American patriotism, like the nationalisms of other nations, is celebrated on special holidays, and these are, in most instances, dedicated to particular wars or the memory of war. The Fourth of July, Memorial Day, Flag Day, and Veterans Day all provide occasions for militaristic parades and the display of nationalistic emblems and symbols, especially the flag. On these and other occasions, such as commemorations of particular wars or battles, bugles are blown, wreaths are ceremoniously laid on monuments or graves, veterans dress up in their old uniforms, and politicians deliver speeches glorifying the
nationalistic values of duy and "sacrifice." Through such rituals and observances of nationalism as a "secular religion," historian George L. Mosse has written,
ware is "made sacred."

But the "religion" of American patriotism is also distinctive in at least two way. First, it features a peculiar kind of idolatry which can only be called a "cult of the flag." Just as the wartime Japanese fetishized the emperor's portrait, Americans fetishize their flag. A patriotic pamphlet from 1900 declared in unabashedly religious terms that the United States "must develop, define, and protect the cult of her flag, and the symbol of that cult, the State Spangled Banner, must be kept inviolate as are the emblems of all religions." Early twentieth century leaders of the Daughters of the American Revolution held that "what the cross is to our church, the flag is to our country," and in more overtly primitive terms, that the flag has been "made sacred and holy by bloody sacrifice."

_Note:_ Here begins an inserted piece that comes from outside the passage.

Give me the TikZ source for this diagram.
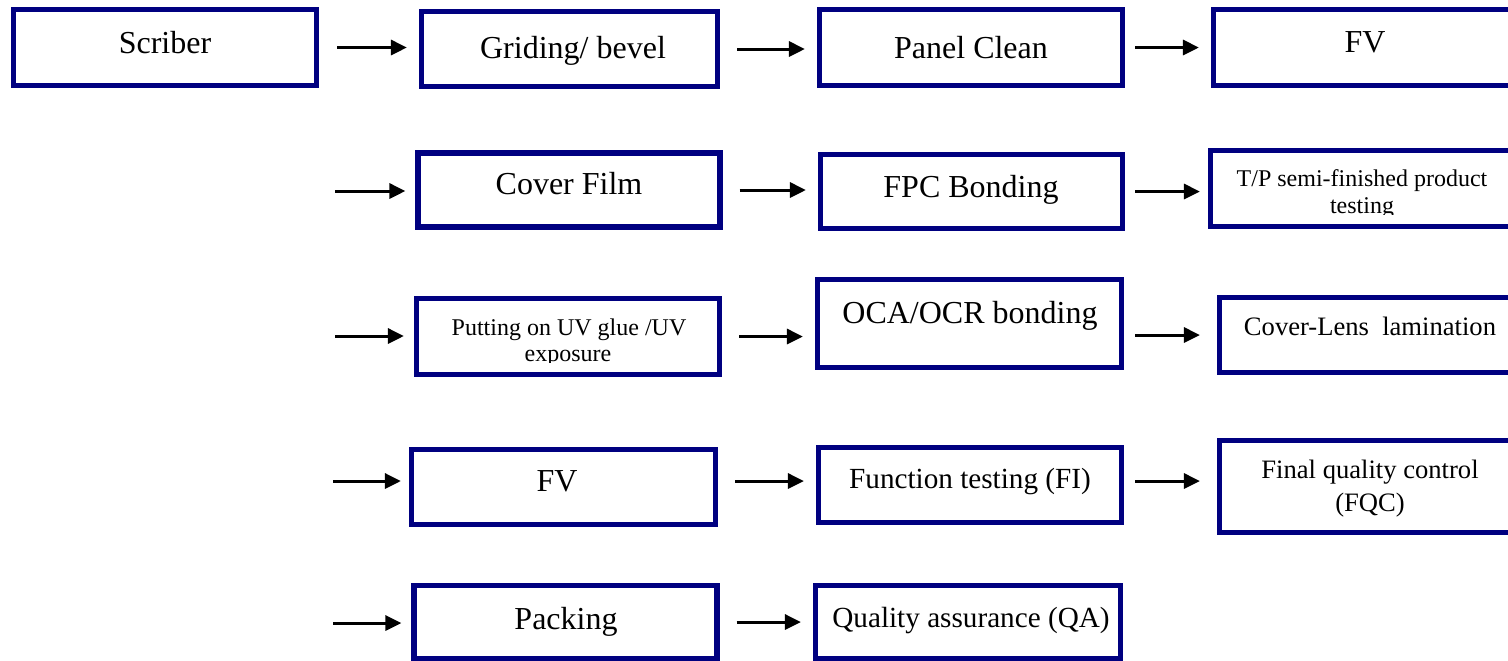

(footnote: Other comparable English speaking nations-The United Kingdon, Canada, and Australia-do not indulge in flag worship. According to the Wall Street Journal, British efforts to create a mass market for Union Jacks have fallen flat. "Many don't like what it stands for. A fair number aren't sure when, or if, the law lets them unfurl it. Quite a few haven't the foggiest idea of which side of it is up.")

The American flag can be found in almost every kind of public space, including churches, and it must be handled in carefully prescribed, ritual ways, down to the procedure for folding. It is "worshipped" by displaying it, by pledging allegiance to it, and, occasionally, by kneeling and kissing it. It is the subject of our national anthem, which celebrates a military victory signaled by the survival, not of the American soldiers, but of the American flag, when, the rockets' red glare the bombs bursting in air
Gave proof thro' the night that our flag was still there.

And anyone who still doubts that the American flag is an object of religious veneration need only consider the language of the proposed constitutional amendment, narrowly defeated in the Senate in 1995, forbidding the "desecration" of flags."


You might take exception to Ehrenreich's tone as patronizing, but what about what she says? Why is the symbol elevated higher than the people involved, or even the principle? Nobody is proposing bans on Constitution burnings (held often by the great abolitionist William Lloyd Garrison for it's failure to eradicate slavery). Or the Declaration of Independence. Or even the Bible.

Webster's definition of "descrate" is "to violate the sacredness or venerability of." So right wingers propose that we place the value of a symbol over the very real value of the First Amendment, more directly representing the freedom people presumably join the military to fight for.

This is precisely what the first amendment was designed to eradicate, namely the application of the coercive apparatus of the state to impose a particular symbolism on individuals, and over and against other symbols.